Copy exactly, and only, the lines between the line holding "Generate a web" and the line holding "var yTickLabels = [0, 1, 2, 3, 4];", inclusive; skip the pictures.

----------------------------------------

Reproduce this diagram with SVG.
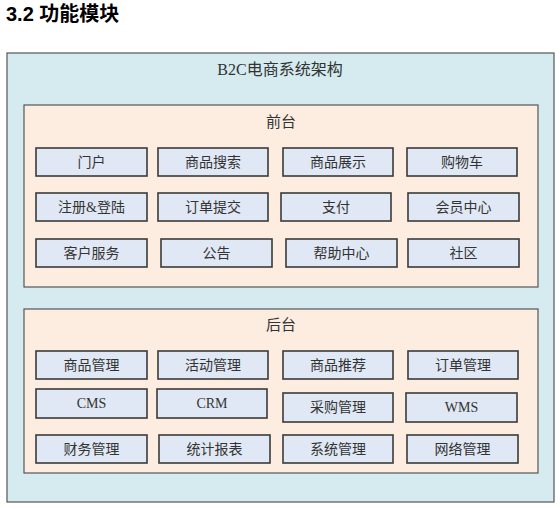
<svg xmlns="http://www.w3.org/2000/svg" width="560" height="509" viewBox="0 0 560 509">
<style>
.h{font-family:"Liberation Sans","Noto Sans CJK SC",sans-serif;font-weight:bold;font-size:20px;fill:#000}
.t{font-family:"Liberation Serif","Noto Sans CJK SC",serif;font-size:15px;fill:#333;text-anchor:middle}
.outer{fill:#d5ebf0;stroke:#555;stroke-width:1.2}
.panel{fill:#fdece0;stroke:#555;stroke-width:1.2}
.box rect{fill:#dfe8f4;stroke:#3a3a3a;stroke-width:1.6}
.box text{font-family:"Liberation Serif","Noto Sans CJK SC",serif;font-size:14px;fill:#333;text-anchor:middle}
</style>
<rect width="560" height="509" fill="#fff"/>
<text class="h" x="6" y="21">3.2 功能模块</text>
<g id="system">
<rect class="outer" x="7" y="53" width="547" height="449"/>
<text class="t" x="280" y="75" style="font-size:16px">B2C电商系统架构</text>
</g>
<g id="frontend">
<rect class="panel" x="24" y="105" width="514" height="182"/>
<text class="t" x="281" y="127">前台</text>
</g>
<g id="backend">
<rect class="panel" x="24" y="309" width="514" height="164"/>
<text class="t" x="281" y="330">后台</text>
</g>
<g id="f1" class="box"><rect x="36" y="148" width="111" height="28"/><text x="91.5" y="167">门户</text></g>
<g id="f2" class="box"><rect x="158" y="148" width="110" height="28"/><text x="213" y="167">商品搜索</text></g>
<g id="f3" class="box"><rect x="283" y="148" width="110" height="28"/><text x="338" y="167">商品展示</text></g>
<g id="f4" class="box"><rect x="407" y="148" width="110" height="28"/><text x="462" y="167">购物车</text></g>
<g id="f5" class="box"><rect x="36" y="193" width="111" height="28"/><text x="91.5" y="212">注册&amp;登陆</text></g>
<g id="f6" class="box"><rect x="158" y="193" width="110" height="28"/><text x="213" y="212">订单提交</text></g>
<g id="f7" class="box"><rect x="281" y="193" width="110" height="28"/><text x="336" y="212">支付</text></g>
<g id="f8" class="box"><rect x="408" y="193" width="111" height="28"/><text x="463.5" y="212">会员中心</text></g>
<g id="f9" class="box"><rect x="36" y="239" width="111" height="28"/><text x="91.5" y="258">客户服务</text></g>
<g id="f10" class="box"><rect x="161" y="239" width="111" height="28"/><text x="216.5" y="258">公告</text></g>
<g id="f11" class="box"><rect x="286" y="239" width="111" height="28"/><text x="341.5" y="258">帮助中心</text></g>
<g id="f12" class="box"><rect x="408" y="239" width="111" height="28"/><text x="463.5" y="258">社区</text></g>
<g id="b1" class="box"><rect x="36" y="351" width="111" height="28"/><text x="91.5" y="370">商品管理</text></g>
<g id="b2" class="box"><rect x="158" y="351" width="110" height="28"/><text x="213" y="370">活动管理</text></g>
<g id="b3" class="box"><rect x="283" y="351" width="110" height="28"/><text x="338" y="370">商品推荐</text></g>
<g id="b4" class="box"><rect x="408" y="351" width="110" height="28"/><text x="463" y="370">订单管理</text></g>
<g id="b5" class="box"><rect x="36" y="389" width="111" height="29"/><text x="91.5" y="408">CMS</text></g>
<g id="b6" class="box"><rect x="157" y="389" width="110" height="29"/><text x="212" y="408">CRM</text></g>
<g id="b7" class="box"><rect x="283" y="393" width="110" height="29"/><text x="338" y="412">采购管理</text></g>
<g id="b8" class="box"><rect x="406" y="393" width="111" height="29"/><text x="461.5" y="412">WMS</text></g>
<g id="b9" class="box"><rect x="36" y="435" width="111" height="28"/><text x="91.5" y="454">财务管理</text></g>
<g id="b10" class="box"><rect x="159" y="435" width="111" height="28"/><text x="214.5" y="454">统计报表</text></g>
<g id="b11" class="box"><rect x="283" y="435" width="110" height="28"/><text x="338" y="454">系统管理</text></g>
<g id="b12" class="box"><rect x="407" y="435" width="111" height="28"/><text x="462.5" y="454">网络管理</text></g>
<g id="connectors"/>
</svg>
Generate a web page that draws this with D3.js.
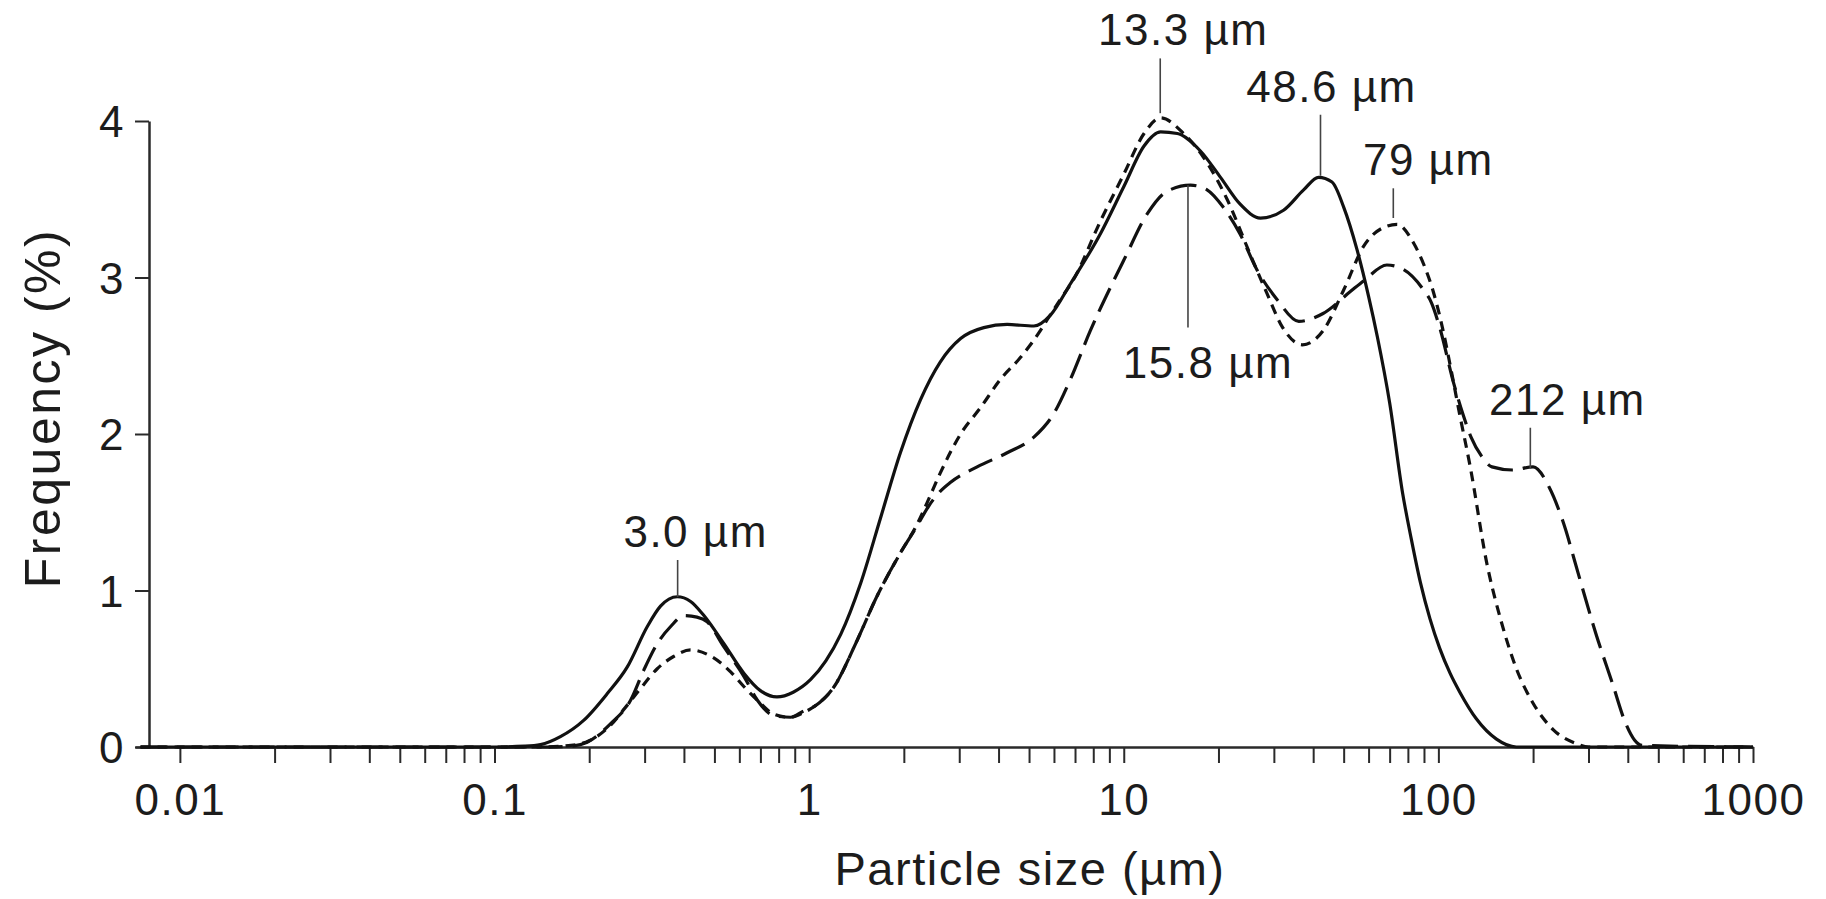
<!DOCTYPE html>
<html>
<head>
<meta charset="utf-8">
<script src="https://cdn.jsdelivr.net/npm/d3@7"></script>
<style>
  html, body { margin: 0; padding: 0; background: #fff; }
  text { font-family: "Liberation Sans", Arial, sans-serif; fill: #1c1c1c; }
</style>
</head>
<body>
<svg id="chart" width="1826" height="899"></svg>
<script>
// ---- data ----
var xTickLabels = ["0.01", "0.1", "1", "10", "100", "1000"];
var yTickLabels = [0, 1, 2, 3, 4];

// solid curve
var solidSize = [0.0075, 0.1, 0.125, 0.14, 0.162, 0.192, 0.228, 0.264, 0.306, 0.337, 0.381, 0.42, 0.463, 0.536, 0.621, 0.70, 0.79, 0.89, 1.01, 1.13, 1.26, 1.46, 1.69, 1.95, 2.26, 2.61, 3.03, 3.59, 4.26, 5.18, 5.85, 6.77, 8.43, 10.0, 11.6, 13.1, 14.8, 17.5, 20.3, 23.4, 27.2, 32.2, 37.3, 41.6, 45.9, 50.0, 55.1, 60, 64, 70, 77, 82, 87.7, 94, 101, 109, 117, 132, 153, 177, 1000];
var solidFreq = [0, 0, 0.005, 0.015, 0.066, 0.17, 0.34, 0.51, 0.77, 0.90, 0.96, 0.93, 0.84, 0.66, 0.47, 0.36, 0.32, 0.35, 0.43, 0.55, 0.72, 1.05, 1.47, 1.88, 2.22, 2.46, 2.61, 2.68, 2.70, 2.69, 2.76, 2.96, 3.28, 3.58, 3.84, 3.93, 3.92, 3.81, 3.64, 3.47, 3.38, 3.43, 3.56, 3.64, 3.61, 3.45, 3.18, 2.88, 2.62, 2.2, 1.62, 1.33, 1.05, 0.82, 0.63, 0.47, 0.35, 0.18, 0.05, 0, 0];

// short-dash curve
var dottedSize = [0.0075, 0.14, 0.175, 0.2, 0.234, 0.26, 0.29, 0.329, 0.372, 0.42, 0.487, 0.563, 0.621, 0.684, 0.773, 0.87, 0.96, 1.04, 1.2, 1.42, 1.64, 1.95, 2.2, 2.37, 2.61, 3.03, 3.51, 4.06, 4.70, 5.43, 5.71, 6.29, 6.94, 8.43, 10.0, 11.6, 13.1, 15.5, 17.9, 21.3, 25.2, 28.5, 32, 37, 43, 50, 57.9, 67, 73.9, 83.4, 90, 96, 103, 110, 117, 126, 143, 158, 177, 200, 232, 276, 300, 1000];
var dottedFreq = [0, 0, 0.01, 0.04, 0.14, 0.25, 0.37, 0.50, 0.58, 0.62, 0.58, 0.48, 0.385, 0.30, 0.21, 0.19, 0.22, 0.26, 0.385, 0.68, 0.96, 1.24, 1.42, 1.56, 1.75, 2.00, 2.17, 2.35, 2.49, 2.66, 2.73, 2.86, 2.99, 3.36, 3.66, 3.92, 4.02, 3.92, 3.77, 3.50, 3.15, 2.90, 2.68, 2.57, 2.66, 2.92, 3.20, 3.32, 3.34, 3.22, 3.08, 2.92, 2.68, 2.40, 2.12, 1.80, 1.16, 0.81, 0.50, 0.28, 0.11, 0.02, 0, 0];

// long-dash curve
var dashedSize = [0.0075, 0.15, 0.175, 0.197, 0.234, 0.271, 0.298, 0.329, 0.363, 0.40, 0.44, 0.474, 0.536, 0.621, 0.684, 0.773, 0.873, 0.96, 1.04, 1.2, 1.42, 1.64, 1.95, 2.2, 2.4, 2.6, 2.81, 3.42, 4.26, 5.18, 5.99, 6.77, 7.83, 9.29, 10.0, 11.9, 13.7, 16.3, 18.4, 20.7, 23.4, 26.5, 30.7, 36, 43, 52.5, 58, 68.6, 77.6, 89.7, 95, 101, 112, 120, 127, 137, 148, 172, 200, 225, 248, 280, 316, 357, 394, 420, 445, 1000];
var dashedFreq = [0, 0, 0.005, 0.03, 0.15, 0.30, 0.49, 0.66, 0.77, 0.84, 0.83, 0.80, 0.64, 0.45, 0.30, 0.20, 0.19, 0.23, 0.26, 0.385, 0.68, 0.96, 1.24, 1.41, 1.54, 1.63, 1.69, 1.79, 1.88, 1.98, 2.13, 2.35, 2.66, 2.98, 3.11, 3.41, 3.55, 3.59, 3.56, 3.45, 3.28, 3.05, 2.86, 2.72, 2.77, 2.91, 2.98, 3.08, 3.05, 2.92, 2.84, 2.68, 2.32, 2.12, 1.98, 1.86, 1.79, 1.77, 1.79, 1.66, 1.45, 1.09, 0.73, 0.41, 0.15, 0.045, 0.01, 0];

// peak annotations: label, size at leader, leader top / bottom (frequency)
var peakLabels = ["3.0 µm", "13.3 µm", "48.6 µm", "79 µm", "15.8 µm", "212 µm"];
var peakSize = [0.382, 13.06, 42.2, 71.9, 16.0, 196];
var leaderTop = [1.195, 4.40, 4.04, 3.57, 3.59, 2.04];
var leaderBottom = [0.958, 4.05, 3.65, 3.38, 2.68, 1.78];
var labelBelow = [false, false, false, false, true, false];

// ---- layout ----
var W = 1826, H = 899;
var labelDx = [18, 23, 11, 35, 20, 37];
var svg = d3.select("#chart");
svg.append("rect").attr("width", W).attr("height", H).attr("fill", "#fff");

var x = d3.scaleLog().domain([0.0072, 1000]).range([135, 1753]);
var y = d3.scaleLinear().domain([0, 4]).range([747, 121]);
var yAxisX = 149;

// minor + major ticks of the log axis
var xTicks = [];
for (var e = -2; e < 3; e++) {
	for (var m = 1; m < 10; m++) {
		xTicks.push(m * Math.pow(10, e));
	}
}
xTicks.push(1000);

var xAxis = d3.axisBottom(x)
	.tickValues(xTicks)
	.tickSize(16)
	.tickSizeOuter(0)
	.tickPadding(10)
	.tickFormat(function (d) {
		var i = xTickLabels.indexOf(String(+d.toPrecision(3)));
		return i >= 0 ? xTickLabels[i] : "";
	});

var gx = svg.append("g")
	.attr("transform", "translate(0," + y(0) + ")")
	.call(xAxis);

var yAxis = d3.axisLeft(y)
	.tickValues(yTickLabels)
	.tickSize(14)
	.tickSizeOuter(0)
	.tickPadding(10)
	.tickFormat(d3.format("d"));

var gy = svg.append("g")
	.attr("transform", "translate(" + yAxisX + ",0)")
	.call(yAxis);

[gx, gy].forEach(function (g) {
	g.selectAll("path.domain").attr("stroke", "#2a2a2a").attr("stroke-width", 2.5);
	g.selectAll(".tick line").attr("stroke", "#2a2a2a").attr("stroke-width", 2);
	g.selectAll(".tick text")
		.style("font-family", "'Liberation Sans', Arial, sans-serif")
		.style("font-size", "44px")
		.style("letter-spacing", "1.5px")
		.attr("fill", "#1c1c1c");
});
gx.selectAll(".tick text").attr("dy", "0.95em");
gy.selectAll(".tick text").attr("dy", "0.36em");

// axis titles
svg.append("text")
	.attr("x", 1030)
	.attr("y", 885)
	.attr("text-anchor", "middle")
	.style("font-size", "47px")
	.style("letter-spacing", "1.5px")
	.text("Particle size (µm)");

svg.append("text")
	.attr("transform", "translate(60,408) rotate(-90)")
	.attr("text-anchor", "middle")
	.style("font-size", "50px")
	.style("letter-spacing", "2.5px")
	.text("Frequency (%)");

// curves
var line = d3.line()
	.x(function (d) { return x(d[0]); })
	.y(function (d) { return y(d[1]); })
	.curve(d3.curveMonotoneX);

function zip(a, b) {
	return a.map(function (v, i) { return [v, b[i]]; });
}

var series = [
	{ data: zip(dashedSize, dashedFreq), dash: "26,10", width: 3.2 },
	{ data: zip(dottedSize, dottedFreq), dash: "10,7", width: 3.2 },
	{ data: zip(solidSize, solidFreq), dash: null, width: 3.2 }
];

svg.append("g").selectAll("path")
	.data(series)
	.enter().append("path")
	.attr("d", function (d) { return line(d.data); })
	.attr("fill", "none")
	.attr("stroke", "#111")
	.attr("stroke-width", function (d) { return d.width; })
	.attr("stroke-dasharray", function (d) { return d.dash; })
	.attr("stroke-linejoin", "round");

// peak leaders and labels
var ann = svg.append("g");
peakLabels.forEach(function (lab, i) {
	var px = x(peakSize[i]);
	ann.append("line")
		.attr("x1", px).attr("x2", px)
		.attr("y1", y(leaderTop[i])).attr("y2", y(leaderBottom[i]))
		.attr("stroke", "#444")
		.attr("stroke-width", 1.6);
	var ty = labelBelow[i] ? y(leaderBottom[i]) + 50 : y(leaderTop[i]) - 13;
	ann.append("text")
		.attr("x", px + labelDx[i])
		.attr("y", ty)
		.attr("text-anchor", "middle")
		.style("font-size", "44px")
		.style("letter-spacing", "1.5px")
		.text(lab);
});
</script>
</body>
</html>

----------------------------------------

*Task output*
Generate a web page that draws this with D3.js.
<!DOCTYPE html>
<html>
<head>
<meta charset="utf-8">
<script src="https://cdn.jsdelivr.net/npm/d3@7"></script>
<style>
  html, body { margin: 0; padding: 0; background: #fff; }
  text { font-family: "Liberation Sans", Arial, sans-serif; fill: #1c1c1c; }
</style>
</head>
<body>
<svg id="chart" width="1826" height="899"></svg>
<script>
// ---- data ----
var xTickLabels = ["0.01", "0.1", "1", "10", "100", "1000"];
var yTickLabels = [0, 1, 2, 3, 4];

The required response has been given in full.